- **What you need to do**: In the records below, find each line with the word "React" and copy it.

- **Dataset records**:

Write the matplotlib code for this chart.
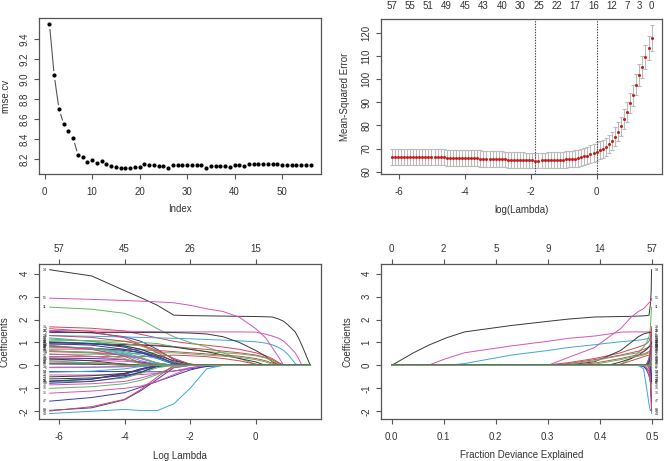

---

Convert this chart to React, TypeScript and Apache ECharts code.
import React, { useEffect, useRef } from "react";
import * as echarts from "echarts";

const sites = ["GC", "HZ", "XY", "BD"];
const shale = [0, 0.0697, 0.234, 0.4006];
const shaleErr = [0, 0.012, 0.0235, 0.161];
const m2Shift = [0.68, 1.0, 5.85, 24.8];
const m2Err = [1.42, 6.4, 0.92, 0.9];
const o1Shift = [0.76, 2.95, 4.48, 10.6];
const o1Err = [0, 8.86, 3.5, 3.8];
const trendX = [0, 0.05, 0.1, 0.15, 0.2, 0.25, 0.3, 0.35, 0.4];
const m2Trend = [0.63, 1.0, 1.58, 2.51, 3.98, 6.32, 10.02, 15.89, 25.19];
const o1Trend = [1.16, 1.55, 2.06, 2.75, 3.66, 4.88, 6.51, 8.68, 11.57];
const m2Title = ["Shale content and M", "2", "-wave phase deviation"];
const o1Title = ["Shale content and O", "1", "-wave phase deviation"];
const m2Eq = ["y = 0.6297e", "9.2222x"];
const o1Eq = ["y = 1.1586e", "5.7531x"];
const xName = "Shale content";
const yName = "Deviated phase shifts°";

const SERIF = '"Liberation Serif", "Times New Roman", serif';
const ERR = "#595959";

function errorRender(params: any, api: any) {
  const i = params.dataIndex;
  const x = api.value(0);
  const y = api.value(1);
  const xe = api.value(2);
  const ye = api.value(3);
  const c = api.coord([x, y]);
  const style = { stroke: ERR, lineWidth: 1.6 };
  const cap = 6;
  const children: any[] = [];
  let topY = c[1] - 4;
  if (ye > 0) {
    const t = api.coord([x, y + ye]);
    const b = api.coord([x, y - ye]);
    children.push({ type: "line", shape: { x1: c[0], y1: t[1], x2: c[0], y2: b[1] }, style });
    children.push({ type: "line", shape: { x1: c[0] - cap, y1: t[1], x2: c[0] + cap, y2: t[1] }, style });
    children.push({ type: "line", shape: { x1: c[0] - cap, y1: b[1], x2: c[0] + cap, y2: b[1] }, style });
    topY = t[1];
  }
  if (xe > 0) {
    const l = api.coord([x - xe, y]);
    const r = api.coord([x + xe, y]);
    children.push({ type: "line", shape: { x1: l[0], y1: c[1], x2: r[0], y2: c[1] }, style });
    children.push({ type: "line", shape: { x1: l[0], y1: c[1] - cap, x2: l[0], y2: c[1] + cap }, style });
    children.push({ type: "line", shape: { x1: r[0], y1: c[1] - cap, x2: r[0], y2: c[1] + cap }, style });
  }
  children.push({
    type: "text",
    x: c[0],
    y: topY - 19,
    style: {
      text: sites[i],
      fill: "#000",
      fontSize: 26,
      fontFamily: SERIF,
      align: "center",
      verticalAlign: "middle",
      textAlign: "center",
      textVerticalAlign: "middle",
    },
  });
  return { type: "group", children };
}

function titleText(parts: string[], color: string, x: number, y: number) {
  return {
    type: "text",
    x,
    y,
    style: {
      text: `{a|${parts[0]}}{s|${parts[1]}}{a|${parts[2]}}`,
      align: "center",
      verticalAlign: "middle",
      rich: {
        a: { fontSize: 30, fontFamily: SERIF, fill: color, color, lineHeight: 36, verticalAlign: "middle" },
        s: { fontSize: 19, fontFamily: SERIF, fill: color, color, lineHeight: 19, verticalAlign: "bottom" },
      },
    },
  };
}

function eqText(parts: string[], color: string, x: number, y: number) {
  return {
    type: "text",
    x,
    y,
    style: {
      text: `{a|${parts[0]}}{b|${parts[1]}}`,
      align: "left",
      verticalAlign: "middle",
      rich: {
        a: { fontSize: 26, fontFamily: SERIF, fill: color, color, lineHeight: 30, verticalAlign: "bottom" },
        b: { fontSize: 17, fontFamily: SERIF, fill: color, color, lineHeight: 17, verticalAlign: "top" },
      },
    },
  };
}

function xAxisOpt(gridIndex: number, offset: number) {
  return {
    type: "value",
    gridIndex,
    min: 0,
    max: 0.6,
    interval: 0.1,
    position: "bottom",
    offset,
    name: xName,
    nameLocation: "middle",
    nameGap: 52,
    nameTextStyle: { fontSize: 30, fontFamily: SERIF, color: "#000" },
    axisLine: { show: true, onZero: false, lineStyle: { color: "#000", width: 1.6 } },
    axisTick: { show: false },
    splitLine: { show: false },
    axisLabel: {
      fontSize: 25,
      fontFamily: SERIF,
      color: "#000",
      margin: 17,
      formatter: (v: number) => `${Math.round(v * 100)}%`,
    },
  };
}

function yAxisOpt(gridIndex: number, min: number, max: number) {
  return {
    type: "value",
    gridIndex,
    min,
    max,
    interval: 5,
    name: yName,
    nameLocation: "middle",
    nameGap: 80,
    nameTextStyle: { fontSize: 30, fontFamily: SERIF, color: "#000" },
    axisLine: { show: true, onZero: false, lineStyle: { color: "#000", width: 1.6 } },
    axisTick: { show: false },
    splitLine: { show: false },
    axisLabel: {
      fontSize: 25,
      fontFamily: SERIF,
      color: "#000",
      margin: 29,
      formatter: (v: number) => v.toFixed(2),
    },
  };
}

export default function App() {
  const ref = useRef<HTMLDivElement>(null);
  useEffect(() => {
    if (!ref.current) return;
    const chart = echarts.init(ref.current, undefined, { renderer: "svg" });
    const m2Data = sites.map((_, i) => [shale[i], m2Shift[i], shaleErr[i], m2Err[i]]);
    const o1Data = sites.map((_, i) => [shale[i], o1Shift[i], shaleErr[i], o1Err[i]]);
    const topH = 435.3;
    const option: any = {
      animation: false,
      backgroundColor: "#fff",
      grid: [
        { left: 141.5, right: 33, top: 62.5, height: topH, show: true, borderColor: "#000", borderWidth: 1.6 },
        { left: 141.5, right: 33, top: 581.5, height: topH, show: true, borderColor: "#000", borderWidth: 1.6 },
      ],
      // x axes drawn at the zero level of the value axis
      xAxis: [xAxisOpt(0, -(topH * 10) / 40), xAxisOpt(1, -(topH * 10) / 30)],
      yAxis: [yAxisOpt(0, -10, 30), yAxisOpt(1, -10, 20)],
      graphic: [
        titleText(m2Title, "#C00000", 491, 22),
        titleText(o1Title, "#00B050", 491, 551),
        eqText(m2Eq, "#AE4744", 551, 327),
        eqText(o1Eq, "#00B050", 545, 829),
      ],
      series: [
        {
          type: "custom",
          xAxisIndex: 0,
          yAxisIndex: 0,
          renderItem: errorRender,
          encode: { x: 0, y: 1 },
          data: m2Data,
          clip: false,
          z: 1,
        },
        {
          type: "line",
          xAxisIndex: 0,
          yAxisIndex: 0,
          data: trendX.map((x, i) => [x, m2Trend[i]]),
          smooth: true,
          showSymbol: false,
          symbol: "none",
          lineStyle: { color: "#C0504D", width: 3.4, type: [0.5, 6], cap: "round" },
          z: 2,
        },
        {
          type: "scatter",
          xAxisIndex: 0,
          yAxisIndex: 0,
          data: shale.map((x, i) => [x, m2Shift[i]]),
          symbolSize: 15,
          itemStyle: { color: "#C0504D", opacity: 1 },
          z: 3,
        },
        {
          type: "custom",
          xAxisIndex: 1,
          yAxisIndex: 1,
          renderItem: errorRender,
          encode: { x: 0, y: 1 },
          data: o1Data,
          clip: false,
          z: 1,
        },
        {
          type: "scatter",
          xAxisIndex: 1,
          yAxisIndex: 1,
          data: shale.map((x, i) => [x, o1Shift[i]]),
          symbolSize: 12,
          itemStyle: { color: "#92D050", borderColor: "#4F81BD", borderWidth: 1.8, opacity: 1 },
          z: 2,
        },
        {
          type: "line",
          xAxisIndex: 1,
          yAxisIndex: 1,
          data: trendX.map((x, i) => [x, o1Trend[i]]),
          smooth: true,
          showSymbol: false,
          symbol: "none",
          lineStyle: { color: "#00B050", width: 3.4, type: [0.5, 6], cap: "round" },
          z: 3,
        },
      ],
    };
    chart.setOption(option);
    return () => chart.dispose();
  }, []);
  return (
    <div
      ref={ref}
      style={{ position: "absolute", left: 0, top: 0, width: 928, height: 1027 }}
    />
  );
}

---

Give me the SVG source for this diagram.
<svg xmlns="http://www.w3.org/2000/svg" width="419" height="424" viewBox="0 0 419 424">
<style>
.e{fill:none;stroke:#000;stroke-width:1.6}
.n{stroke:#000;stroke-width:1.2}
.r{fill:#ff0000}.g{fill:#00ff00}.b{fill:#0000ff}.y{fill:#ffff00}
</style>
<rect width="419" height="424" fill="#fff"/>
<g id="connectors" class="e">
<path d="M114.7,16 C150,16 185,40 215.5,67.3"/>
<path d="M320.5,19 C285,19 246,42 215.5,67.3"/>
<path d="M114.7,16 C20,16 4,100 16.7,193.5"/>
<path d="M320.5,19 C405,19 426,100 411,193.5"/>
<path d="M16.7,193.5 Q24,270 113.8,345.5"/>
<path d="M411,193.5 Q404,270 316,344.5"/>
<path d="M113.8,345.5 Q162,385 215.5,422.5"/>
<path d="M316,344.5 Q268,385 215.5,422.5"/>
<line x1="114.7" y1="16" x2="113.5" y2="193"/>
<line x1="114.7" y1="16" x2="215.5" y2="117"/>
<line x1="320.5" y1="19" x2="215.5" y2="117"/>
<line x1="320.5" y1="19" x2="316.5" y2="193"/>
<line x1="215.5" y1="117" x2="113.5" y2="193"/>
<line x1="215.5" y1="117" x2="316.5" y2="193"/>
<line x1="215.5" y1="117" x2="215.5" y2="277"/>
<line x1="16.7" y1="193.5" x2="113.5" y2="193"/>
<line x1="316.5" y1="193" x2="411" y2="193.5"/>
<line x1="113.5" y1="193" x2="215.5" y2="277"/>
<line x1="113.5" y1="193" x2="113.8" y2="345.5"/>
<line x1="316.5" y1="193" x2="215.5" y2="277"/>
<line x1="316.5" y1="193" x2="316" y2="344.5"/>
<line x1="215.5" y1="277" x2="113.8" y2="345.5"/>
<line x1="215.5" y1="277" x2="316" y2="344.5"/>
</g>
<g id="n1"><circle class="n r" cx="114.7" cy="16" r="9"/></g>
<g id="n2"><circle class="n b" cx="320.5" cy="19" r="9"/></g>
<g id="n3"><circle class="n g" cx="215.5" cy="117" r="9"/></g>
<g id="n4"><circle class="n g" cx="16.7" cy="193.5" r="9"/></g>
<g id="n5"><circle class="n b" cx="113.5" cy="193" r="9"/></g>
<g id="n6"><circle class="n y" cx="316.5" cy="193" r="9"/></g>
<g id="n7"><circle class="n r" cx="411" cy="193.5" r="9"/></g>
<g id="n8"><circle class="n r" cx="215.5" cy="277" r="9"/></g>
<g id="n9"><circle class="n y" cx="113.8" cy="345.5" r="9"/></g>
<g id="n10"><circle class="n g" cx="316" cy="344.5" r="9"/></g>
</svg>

- **Problem solution**:
Convert this chart to React, TypeScript and Apache ECharts code.
import React, { useEffect, useRef } from "react";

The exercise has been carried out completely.